**DATA**
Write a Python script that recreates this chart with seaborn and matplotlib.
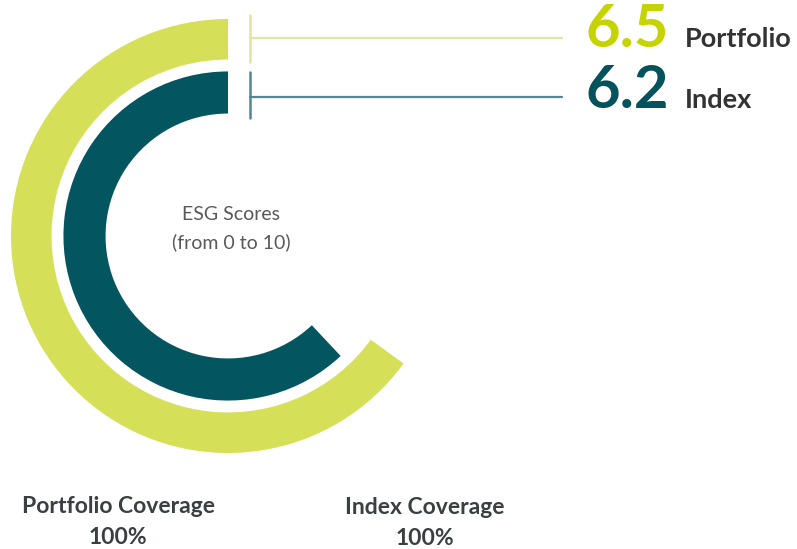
import numpy as np
import pandas as pd
import seaborn as sns
import matplotlib.pyplot as plt
from matplotlib.lines import Line2D

# ESG scores (0 to 10)
series = ["Portfolio", "Index"]
scores = [6.5, 6.2]
coverage = ["100%", "100%"]
ring_colors = ["#d6df58", "#035560"]
value_colors = ["#c5d300", "#03525c"]
line_colors = ["#e0e69c", "#4f8893"]

W, H = 797, 549
sns.set_theme(style="white")
plt.rcParams["font.family"] = ["Lato", "DejaVu Sans"]

fig = plt.figure(figsize=(W / 100, H / 100), dpi=100)

# polar axes centred on the rings (pixel geometry)
cx, cy, R = 228, 236, 217
ax = fig.add_axes([(cx - R) / W, (H - cy - R) / H, 2 * R / W, 2 * R / H],
                  projection="polar")
ax.set_theta_zero_location("N")
ax.set_theta_direction(1)

df = pd.DataFrame({
    "series": series,
    "theta": [s / 10 * 2 * np.pi for s in scores],
    "ring": [197.5, 143.5],
})
sns.barplot(data=df, x="theta", y="ring", hue="series", orient="y",
            native_scale=True, dodge=False, width=0.78, linewidth=0,
            saturation=1, palette=ring_colors, errorbar=None, legend=False,
            ax=ax)
ax.set_ylim(0, R)
ax.set_rorigin(0)
ax.axis("off")


def fx(x):
    return x / W


def fy(y):
    return 1 - y / H


# leader lines from the arc starts to the values
for i, (ly, y0, y1) in enumerate([(38, 15, 62), (97, 72, 118)]):
    fig.add_artist(Line2D([fx(250), fx(250)], [fy(y0), fy(y1)],
                          color=line_colors[i], lw=1.8))
    fig.add_artist(Line2D([fx(250), fx(562)], [fy(ly), fy(ly)],
                          color=line_colors[i], lw=1.6))

# big values + names
for i, base in enumerate([47, 108]):
    fig.text(fx(586), fy(base), f"{scores[i]:.1f}", fontsize=43,
             fontweight="bold", color=value_colors[i], va="baseline")
    fig.text(fx(685), fy(base), series[i], fontsize=19.5, fontweight="bold",
             color="#333333", va="baseline")

# centre label
fig.text(fx(231), fy(220), "ESG Scores", fontsize=14, color="#595959",
         ha="center", va="baseline")
fig.text(fx(231), fy(248), "(from 0 to 10)", fontsize=14, color="#595959",
         ha="center", va="baseline")

# coverage labels
for (x, y), name, cov in zip([(118, 513), (425, 514)],
                             ["Portfolio Coverage", "Index Coverage"], coverage):
    fig.text(fx(x), fy(y), name, fontsize=16.5, fontweight="bold",
             color="#3a3f41", ha="center", va="baseline")
    fig.text(fx(x), fy(y + 31), cov, fontsize=16.5, fontweight="bold",
             color="#3a3f41", ha="center", va="baseline")

plt.savefig("out.png", dpi=100)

**EXERCISE DETAILS**
Output the data above without changes, apart from leaving out the pictures.

**SOLUTION**
Write a Python script that recreates this chart with seaborn and matplotlib.
import numpy as np
import pandas as pd
import seaborn as sns
import matplotlib.pyplot as plt
from matplotlib.lines import Line2D

# ESG scores (0 to 10)
series = ["Portfolio", "Index"]
scores = [6.5, 6.2]
coverage = ["100%", "100%"]
ring_colors = ["#d6df58", "#035560"]
value_colors = ["#c5d300", "#03525c"]
line_colors = ["#e0e69c", "#4f8893"]

W, H = 797, 549
sns.set_theme(style="white")
plt.rcParams["font.family"] = ["Lato", "DejaVu Sans"]

fig = plt.figure(figsize=(W / 100, H / 100), dpi=100)

# polar axes centred on the rings (pixel geometry)
cx, cy, R = 228, 236, 217
ax = fig.add_axes([(cx - R) / W, (H - cy - R) / H, 2 * R / W, 2 * R / H],
                  projection="polar")
ax.set_theta_zero_location("N")
ax.set_theta_direction(1)

df = pd.DataFrame({
    "series": series,
    "theta": [s / 10 * 2 * np.pi for s in scores],
    "ring": [197.5, 143.5],
})
sns.barplot(data=df, x="theta", y="ring", hue="series", orient="y",
            native_scale=True, dodge=False, width=0.78, linewidth=0,
            saturation=1, palette=ring_colors, errorbar=None, legend=False,
            ax=ax)
ax.set_ylim(0, R)
ax.set_rorigin(0)
ax.axis("off")


def fx(x):
    return x / W


def fy(y):
    return 1 - y / H


# leader lines from the arc starts to the values
for i, (ly, y0, y1) in enumerate([(38, 15, 62), (97, 72, 118)]):
    fig.add_artist(Line2D([fx(250), fx(250)], [fy(y0), fy(y1)],
                          color=line_colors[i], lw=1.8))
    fig.add_artist(Line2D([fx(250), fx(562)], [fy(ly), fy(ly)],
                          color=line_colors[i], lw=1.6))

# big values + names
for i, base in enumerate([47, 108]):
    fig.text(fx(586), fy(base), f"{scores[i]:.1f}", fontsize=43,
             fontweight="bold", color=value_colors[i], va="baseline")
    fig.text(fx(685), fy(base), series[i], fontsize=19.5, fontweight="bold",
             color="#333333", va="baseline")

# centre label
fig.text(fx(231), fy(220), "ESG Scores", fontsize=14, color="#595959",
         ha="center", va="baseline")
fig.text(fx(231), fy(248), "(from 0 to 10)", fontsize=14, color="#595959",
         ha="center", va="baseline")

# coverage labels
for (x, y), name, cov in zip([(118, 513), (425, 514)],
                             ["Portfolio Coverage", "Index Coverage"], coverage):
    fig.text(fx(x), fy(y), name, fontsize=16.5, fontweight="bold",
             color="#3a3f41", ha="center", va="baseline")
    fig.text(fx(x), fy(y + 31), cov, fontsize=16.5, fontweight="bold",
             color="#3a3f41", ha="center", va="baseline")

plt.savefig("out.png", dpi=100)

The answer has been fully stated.